Consumer prices rose by 5.3% year-on-year, down from 5.6% in February. While this decline may initially suggest a positive trend, analysts caution against premature optimism due to various economic factors at play.

The weakening of the South African rand against the dollar, coupled with drought conditions affecting staple crops like white corn and geopolitical tensions in the Middle East leading to rising oil prices, poses significant challenges.

These factors are expected to keep inflation relatively high and stubborn in the coming months, making policymakers hesitant to adjust borrowing costs.

Lesetja Kganyago, Governor of the South African Reserve Bank, reiterated the bank’s cautious stance on inflation pressures.

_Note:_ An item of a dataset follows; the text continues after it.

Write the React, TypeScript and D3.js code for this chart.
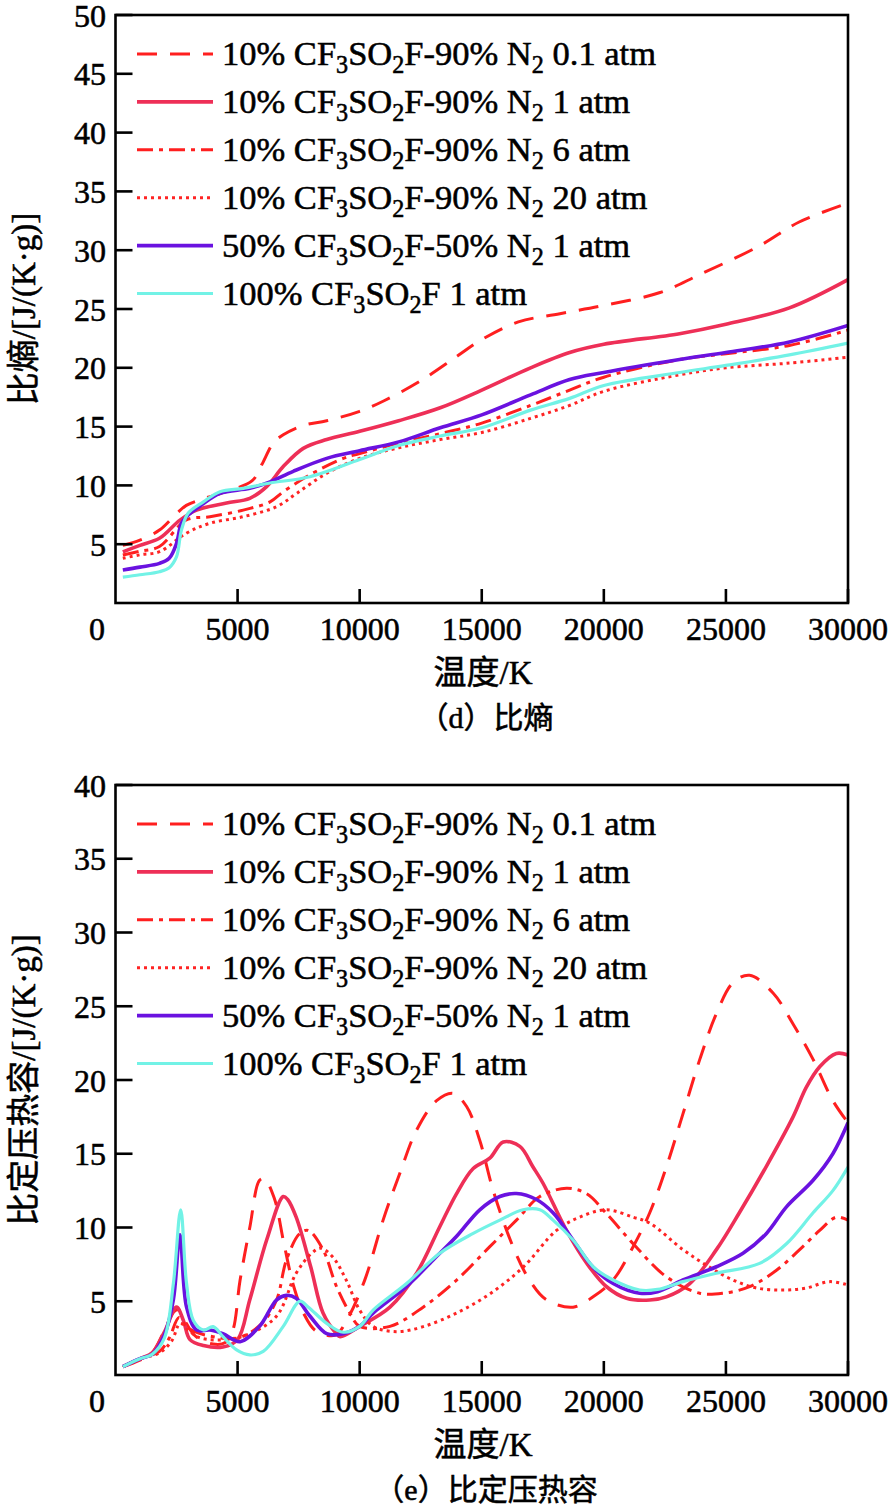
import React from "react";
import * as d3 from "d3";

type P = [number, number];

// ---------- (d) specific entropy, J/(K·g) ----------
const s_10_01atm: P[] = [[300,4.9],[1000,5.35],[1800,6.2],[2500,7.6],[2900,8.3],[3500,8.8],[4500,9.45],[5600,10.4],[6000,11.8],[6460,13.6],[6870,14.3],[7690,15.1],[8650,15.5],[10000,16.3],[11000,17.2],[12500,18.9],[14000,21.0],[15000,22.4],[16500,23.9],[18200,24.6],[20000,25.3],[22300,26.4],[23900,27.9],[26400,30.4],[28000,32.4],[30000,34.0]];
const s_10_1atm: P[] = [[300,4.35],[1000,4.9],[1800,5.5],[2640,7.05],[3320,7.9],[4550,8.5],[5500,8.9],[6190,9.9],[6870,11.6],[7690,13.15],[8650,13.9],[10000,14.6],[11600,15.5],[13300,16.6],[15000,18.1],[17000,20.0],[18600,21.3],[20000,22.0],[23100,22.9],[25000,23.7],[27600,25.1],[30000,27.5]];
const s_10_6atm: P[] = [[300,4.08],[1000,4.4],[1800,4.8],[2900,7.06],[3870,7.34],[5230,7.9],[6330,8.6],[6870,9.46],[7960,10.9],[9330,12.3],[10000,12.7],[11600,13.6],[13300,14.4],[15000,15.3],[17000,16.8],[18600,18.1],[20000,19.2],[23100,20.7],[25000,21.2],[27600,21.9],[30000,23.2]];
const s_10_20atm: P[] = [[300,3.8],[1000,4.1],[1800,4.36],[2900,5.93],[3870,6.78],[5230,7.34],[6600,8.19],[7420,9.32],[8650,11.03],[10000,12.3],[11600,13.2],[13300,13.9],[15000,14.5],[17000,15.7],[18600,16.8],[20000,18.0],[23100,19.4],[25000,20.0],[27600,20.4],[30000,20.9]];
const s_50_1atm: P[] = [[300,2.8],[1000,3.05],[1800,3.37],[2200,3.8],[2500,5.08],[2700,6.78],[2980,7.48],[3500,8.3],[4280,9.33],[5500,9.75],[6330,10.3],[7280,11.2],[8650,12.3],[10000,12.95],[11600,13.7],[13300,14.9],[15000,16.0],[17000,17.7],[18600,19.0],[20000,19.6],[23100,20.7],[25000,21.3],[27600,22.2],[30000,23.6]];
const s_100_1atm: P[] = [[300,2.2],[1000,2.4],[1800,2.66],[2200,3.0],[2500,3.94],[2700,6.2],[2980,7.65],[3600,8.6],[4280,9.47],[5230,9.75],[6330,10.2],[7960,10.74],[10000,12.2],[11600,13.4],[13300,14.2],[15000,14.9],[17000,16.4],[18600,17.4],[20000,18.5],[23100,19.6],[25000,20.2],[27600,21.1],[30000,22.1]];

// ---------- (e) specific heat at constant pressure, J/(K·g) ----------
const cp_10_01atm: P[] = [[300,0.56],[1000,1.0],[1500,1.5],[2000,3.0],[2400,4.3],[2600,4.4],[2900,3.5],[3300,2.6],[4000,2.1],[4500,2.2],[4800,3.0],[5100,6.4],[5500,10.0],[5900,13.2],[6100,13.3],[6500,12.0],[6900,8.9],[7300,6.0],[7700,4.2],[8200,3.0],[9000,2.7],[9500,3.8],[10200,6.4],[10960,10.5],[11650,13.7],[12330,16.6],[13150,18.6],[13830,19.1],[14380,18.2],[14920,15.9],[15470,12.5],[16280,8.7],[16970,6.4],[17650,5.1],[18740,4.6],[19560,5.3],[20380,6.44],[21200,8.7],[21880,11.0],[22560,14.1],[23240,17.7],[23930,21.4],[24610,24.5],[25290,26.6],[25970,27.1],[26930,25.9],[27750,23.8],[28570,21.4],[29380,18.6],[30000,17.1]];
const cp_10_1atm: P[] = [[300,0.56],[1000,1.1],[1500,1.5],[2000,2.9],[2500,4.6],[2780,3.7],[3050,2.4],[3600,2.0],[4400,1.9],[5000,2.4],[5500,5.1],[6200,9.2],[6870,12.1],[7050,11.9],[7400,10.7],[8000,7.3],[8500,4.2],[9050,2.8],[9200,2.6],[10000,3.3],[11240,4.6],[12330,6.9],[13280,10.05],[13970,12.3],[14650,14.0],[15330,14.7],[15880,15.8],[16560,15.5],[17100,14.1],[17510,13.0],[18470,9.8],[19290,7.6],[20100,6.0],[20930,5.2],[21880,5.08],[22560,5.3],[23520,6.2],[24610,8.5],[25550,11.0],[26640,14.1],[27750,17.5],[28290,19.5],[28840,20.9],[29520,21.8],[30000,21.7]];
const cp_10_6atm: P[] = [[300,0.56],[1000,1.1],[1800,1.6],[2200,2.5],[2600,3.9],[2900,3.3],[3300,2.9],[4000,2.6],[5000,2.5],[6000,3.5],[6600,5.1],[7000,7.8],[7550,9.6],[7900,9.8],[8500,8.5],[9050,6.0],[9600,4.2],[10000,3.3],[11240,3.3],[12600,4.6],[13970,6.44],[15330,8.7],[16420,10.5],[17380,12.1],[18470,12.66],[19290,12.3],[20100,10.96],[21200,8.9],[22560,6.66],[23930,5.54],[24880,5.54],[25970,5.99],[27070,7.1],[28020,8.5],[28840,9.8],[29520,10.7],[30000,10.5]];
const cp_10_20atm: P[] = [[300,0.56],[1000,1.1],[1800,1.5],[2300,2.3],[2650,3.5],[3000,3.0],[3500,2.5],[4500,2.4],[5500,2.8],[6600,4.0],[7400,6.9],[8000,8.2],[8400,8.6],[8900,8.0],[9460,6.4],[10000,4.4],[10550,3.3],[11510,2.94],[12600,3.28],[13970,4.2],[15330,5.5],[16690,7.3],[18060,9.8],[19010,10.7],[20100,11.2],[21200,10.7],[21880,10.3],[23240,8.5],[24340,7.3],[25290,6.44],[26250,5.9],[27340,5.76],[28290,5.9],[29250,6.33],[30000,6.1]];
const cp_50_1atm: P[] = [[300,0.56],[1000,1.1],[1500,1.4],[2000,2.7],[2370,5.1],[2640,9.5],[2910,4.6],[3320,3.05],[3870,3.05],[4400,2.8],[5100,2.26],[5900,3.3],[6600,5.1],[7000,5.4],[7400,5.2],[7960,4.0],[8650,2.8],[9330,2.8],[10000,3.3],[10550,4.2],[11920,6.0],[13010,7.8],[13970,9.4],[14920,11.2],[15740,12.1],[16420,12.3],[17240,11.9],[17920,11.0],[18740,9.15],[19560,7.3],[20380,6.2],[21470,5.54],[22200,5.65],[23240,6.44],[24610,7.34],[25700,8.25],[26660,9.6],[27480,11.4],[28570,13.2],[29380,15.0],[30000,17.1]];
const cp_100_1atm: P[] = [[300,0.56],[1000,1.1],[1500,1.4],[2000,2.5],[2370,6.2],[2670,11.2],[2910,6.2],[3190,3.7],[3600,3.05],[4000,3.28],[4400,2.6],[4960,1.7],[5500,1.36],[6050,1.6],[6870,3.3],[7550,5.0],[7900,4.6],[8650,3.5],[9330,2.9],[10000,3.3],[10550,4.4],[11920,6.2],[13280,8.25],[14650,9.6],[15740,10.5],[16690,11.2],[17380,11.2],[17920,10.5],[18740,9.15],[19560,7.34],[20380,6.44],[21470,5.76],[22200,5.8],[23240,6.33],[24610,6.9],[26380,7.57],[27480,8.9],[28570,11.0],[29380,12.5],[30000,14.1]];

// ---------- axes / legend text ----------
const xTicks = [5000, 10000, 15000, 20000, 25000, 30000];
const yTicksEntropy = [5, 10, 15, 20, 25, 30, 35, 40, 45, 50];
const yTicksCp = [5, 10, 15, 20, 25, 30, 35, 40];
const legendLabels = [
  "10% CF_3SO_2F-90% N_2 0.1 atm",
  "10% CF_3SO_2F-90% N_2 1 atm",
  "10% CF_3SO_2F-90% N_2 6 atm",
  "10% CF_3SO_2F-90% N_2 20 atm",
  "50% CF_3SO_2F-50% N_2 1 atm",
  "100% CF_3SO_2F 1 atm",
];

const styles = [
  { color: "#ff1f1f", width: 3, dash: "20,13" },
  { color: "#ee2f57", width: 3.6, dash: "" },
  { color: "#ff1f1f", width: 3, dash: "16,6,4,6" },
  { color: "#ff2424", width: 3, dash: "3,4" },
  { color: "#6a12e0", width: 3.6, dash: "" },
  { color: "#72f2e6", width: 3.2, dash: "" },
];

const SERIF = '"Liberation Serif", "Times New Roman", "Noto Sans CJK SC", serif';
const TXT = { fontFamily: SERIF, fill: "#000", stroke: "#000", strokeWidth: 0.55 } as const;

const xScale = d3.scaleLinear().domain([0, 30000]).range([115.5, 848]);
const L = 115.5, R = 848;

function Formula({ s, x, y, size }: { s: string; x: number; y: number; size: number }) {
  const parts: { t: string; sub: boolean }[] = [];
  let buf = "";
  for (let i = 0; i < s.length; i++) {
    if (s[i] === "_") {
      if (buf) parts.push({ t: buf, sub: false });
      buf = "";
      parts.push({ t: s[i + 1], sub: true });
      i++;
    } else buf += s[i];
  }
  if (buf) parts.push({ t: buf, sub: false });
  const off = size * 0.24;
  let prevSub = false;
  return (
    <text x={x} y={y} fontSize={size} {...TXT}>
      {parts.map((p, i) => {
        let dy = 0;
        if (p.sub && !prevSub) dy = off;
        if (!p.sub && prevSub) dy = -off;
        prevSub = p.sub;
        return (
          <tspan key={i} dy={dy} fontSize={p.sub ? size * 0.7 : size}>
            {p.t}
          </tspan>
        );
      })}
    </text>
  );
}

function Panel({ top, bottom, yMax, yTicks, series, yTitle, caption }: {
  top: number; bottom: number; yMax: number; yTicks: number[]; series: P[][]; yTitle: string; caption: string;
}) {
  const y = d3.scaleLinear().domain([0, yMax]).range([bottom, top]);
  const line = d3.line<P>().x((d) => xScale(d[0])).y((d) => y(d[1])).curve(d3.curveCatmullRom.alpha(0.5));
  const clipId = "clip" + top;
  return (
    <g>
      <defs>
        <clipPath id={clipId}>
          <rect x={L} y={top} width={R - L} height={bottom - top} />
        </clipPath>
      </defs>
      <g clipPath={`url(#${clipId})`}>
        {series.map((s, i) => (
          <path key={i} d={line(s) || ""} fill="none" stroke={styles[i].color} strokeWidth={styles[i].width}
            strokeDasharray={styles[i].dash || undefined} strokeLinejoin="round" />
        ))}
      </g>
      {/* legend */}
      {legendLabels.map((lab, i) => {
        const cy = top + 39 + i * 47.9;
        return (
          <g key={i}>
            <line x1={137} x2={213} y1={cy} y2={cy} stroke={styles[i].color} strokeWidth={styles[i].width}
              strokeDasharray={styles[i].dash || undefined} />
            <Formula s={lab} x={222} y={cy + 11} size={34.5} />
          </g>
        );
      })}
      {/* frame */}
      <rect x={L} y={top} width={R - L} height={bottom - top} fill="none" stroke="#000" strokeWidth={2.6} />
      {yTicks.map((t) => (
        <g key={t}>
          <line x1={L} x2={L + 17} y1={y(t)} y2={y(t)} stroke="#000" strokeWidth={2.6} />
          <text x={106} y={y(t) + 11.5} textAnchor="end" fontSize={32} {...TXT}>{t}</text>
        </g>
      ))}
      {xTicks.map((t) => (
        <g key={t}>
          <line x1={xScale(t)} x2={xScale(t)} y1={bottom} y2={bottom - 14} stroke="#000" strokeWidth={2.6} />
          <text x={xScale(t)} y={bottom + 37} textAnchor="middle" fontSize={32} {...TXT}>{t}</text>
        </g>
      ))}
      <text x={97} y={bottom + 37} textAnchor="middle" fontSize={32} {...TXT}>0</text>
      <text x={483} y={bottom + 81} textAnchor="middle" fontSize={33} {...TXT}>温度/K</text>
      <text x={486} y={bottom + 125} textAnchor="middle" fontSize={30} {...TXT}>{caption}</text>
      <text transform={`translate(24,${(top + bottom) / 2}) rotate(-90)`} textAnchor="middle" dominantBaseline="central"
        fontSize={33} {...TXT}>{yTitle}</text>
    </g>
  );
}

export default function App() {
  return (
    <svg width={893} height={1508} viewBox="0 0 893 1508" style={{ display: "block", position: "absolute", left: 0, top: 0, background: "#fff" }}>
      <rect width={893} height={1508} fill="#fff" />
      <Panel top={15} bottom={603} yMax={50} yTicks={yTicksEntropy}
        series={[s_10_01atm, s_10_1atm, s_10_6atm, s_10_20atm, s_50_1atm, s_100_1atm]}
        yTitle="比熵/[J/(K·g)]" caption="（d）比熵" />
      <Panel top={785} bottom={1375} yMax={40} yTicks={yTicksCp}
        series={[cp_10_01atm, cp_10_1atm, cp_10_6atm, cp_10_20atm, cp_50_1atm, cp_100_1atm]}
        yTitle="比定压热容/[J/(K·g)]" caption="（e）比定压热容" />
    </svg>
  );
}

Despite the recent easing, inflation has consistently remained above the midpoint of the central bank’s target range of 3-6% since May 2021. Consequently, the bank has maintained the benchmark interest rate at 8.25% for nearly a year, aiming to anchor inflation expectations.

While some traders speculate on potential interest rate hikes, forward-rate agreements indicate a low likelihood of such a move at the upcoming monetary policy committee meeting.

The yield on 10-year bonds also saw a marginal decline following the release of the inflation data.

March’s inflation decline was mainly attributed to lower prices in miscellaneous goods and services, education, health, and housing and utilities.

However, core inflation, which excludes volatile food and energy costs, remained relatively steady at 4.9%.

Overall, South Africa’s inflation trajectory underscores the delicate balance between economic recovery and inflation containment amid ongoing global uncertainties.